Exercise
Repeat the listing exactly as given, omitting every image.

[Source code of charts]
************

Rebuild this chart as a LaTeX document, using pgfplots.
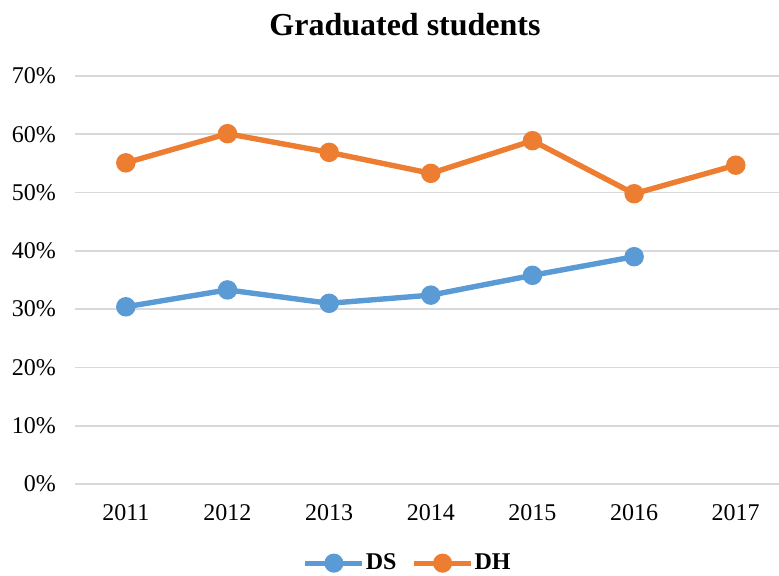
\documentclass[border=0pt]{standalone}
\usepackage{pgfplots}
\pgfplotsset{compat=1.18}
\usepackage{fontspec}
\setmainfont{Liberation Serif}
\definecolor{dsblue}{HTML}{5B9BD5}
\definecolor{dhorange}{HTML}{ED7D31}
\definecolor{gridgray}{HTML}{D9D9D9}
\begin{document}
\begin{tikzpicture}
\useasboundingbox (0,0) rectangle (389.5pt,288pt);
\node[font=\bfseries\fontsize{16}{18}\selectfont] at (202.5pt,275.5pt) {Graduated students};
\begin{axis}[
  at={(37.5pt,46pt)}, anchor=south west,
  scale only axis, width=355.8pt, height=204pt,
  xmin=2010.5, xmax=2017.5, ymin=0, ymax=70,
  xtick={2011,...,2017},
  xticklabels={2011,2012,2013,2014,2015,2016,2017},
  ytick={0,10,...,70},
  yticklabel={\pgfmathprintnumber{\tick}\%},
  /pgf/number format/assume math mode=true,
  tick label style={font=\fontsize{12}{14}\selectfont, text=black},
  xticklabel style={yshift=-6.5pt},
  yticklabel style={xshift=-6pt},
  axis line style={draw=none},
  major tick length=0pt,
  ymajorgrids, grid style={gridgray, line width=0.8pt},
  legend columns=2,
  legend style={at={(0.469,-0.194)}, anchor=center, draw=none, fill=none,
    font=\bfseries\fontsize{12}{14}\selectfont,
    /tikz/every odd column/.append style={column sep=-1.5pt},
    /tikz/every even column/.append style={column sep=5.5pt}},
  legend image code/.code={
    \draw[#1, line width=2.5pt] (0pt,0pt) -- (28.5pt,0pt);
    \fill[#1] (14.25pt,0pt) circle (3.4pt);
  },
]
\addplot[dsblue, line width=2.7pt, mark=*, mark size=3.5pt, mark options={fill=dsblue, draw=none}]
  coordinates {(2011,30.4) (2012,33.3) (2013,31.0) (2014,32.4) (2015,35.8) (2016,39.0)};
\addlegendentry{DS}
\addplot[dhorange, line width=2.7pt, mark=*, mark size=3.5pt, mark options={fill=dhorange, draw=none}]
  coordinates {(2011,55.1) (2012,60.1) (2013,56.9) (2014,53.3) (2015,58.9) (2016,49.8) (2017,54.7)};
\addlegendentry{DH}
\end{axis}
\end{tikzpicture}
\end{document}
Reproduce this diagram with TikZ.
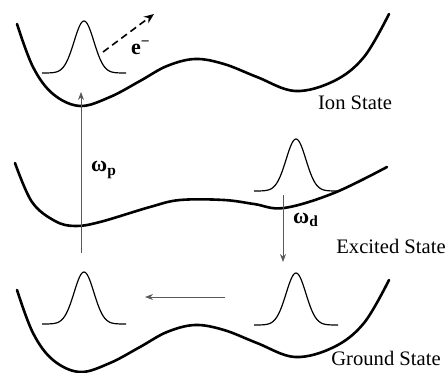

************

Solution to this task
Rebuild this chart as a LaTeX document, using pgfplots.
\documentclass[border=0pt]{standalone}
\usepackage{pgfplots}
\pgfplotsset{compat=1.18}
\usepackage{fontspec}
\setmainfont{Liberation Serif}
\definecolor{dsblue}{HTML}{5B9BD5}
\definecolor{dhorange}{HTML}{ED7D31}
\definecolor{gridgray}{HTML}{D9D9D9}
\begin{document}
\begin{tikzpicture}
\useasboundingbox (0,0) rectangle (389.5pt,288pt);
\node[font=\bfseries\fontsize{16}{18}\selectfont] at (202.5pt,275.5pt) {Graduated students};
\begin{axis}[
  at={(37.5pt,46pt)}, anchor=south west,
  scale only axis, width=355.8pt, height=204pt,
  xmin=2010.5, xmax=2017.5, ymin=0, ymax=70,
  xtick={2011,...,2017},
  xticklabels={2011,2012,2013,2014,2015,2016,2017},
  ytick={0,10,...,70},
  yticklabel={\pgfmathprintnumber{\tick}\%},
  /pgf/number format/assume math mode=true,
  tick label style={font=\fontsize{12}{14}\selectfont, text=black},
  xticklabel style={yshift=-6.5pt},
  yticklabel style={xshift=-6pt},
  axis line style={draw=none},
  major tick length=0pt,
  ymajorgrids, grid style={gridgray, line width=0.8pt},
  legend columns=2,
  legend style={at={(0.469,-0.194)}, anchor=center, draw=none, fill=none,
    font=\bfseries\fontsize{12}{14}\selectfont,
    /tikz/every odd column/.append style={column sep=-1.5pt},
    /tikz/every even column/.append style={column sep=5.5pt}},
  legend image code/.code={
    \draw[#1, line width=2.5pt] (0pt,0pt) -- (28.5pt,0pt);
    \fill[#1] (14.25pt,0pt) circle (3.4pt);
  },
]
\addplot[dsblue, line width=2.7pt, mark=*, mark size=3.5pt, mark options={fill=dsblue, draw=none}]
  coordinates {(2011,30.4) (2012,33.3) (2013,31.0) (2014,32.4) (2015,35.8) (2016,39.0)};
\addlegendentry{DS}
\addplot[dhorange, line width=2.7pt, mark=*, mark size=3.5pt, mark options={fill=dhorange, draw=none}]
  coordinates {(2011,55.1) (2012,60.1) (2013,56.9) (2014,53.3) (2015,58.9) (2016,49.8) (2017,54.7)};
\addlegendentry{DH}
\end{axis}
\end{tikzpicture}
\end{document}
Reproduce this diagram with TikZ.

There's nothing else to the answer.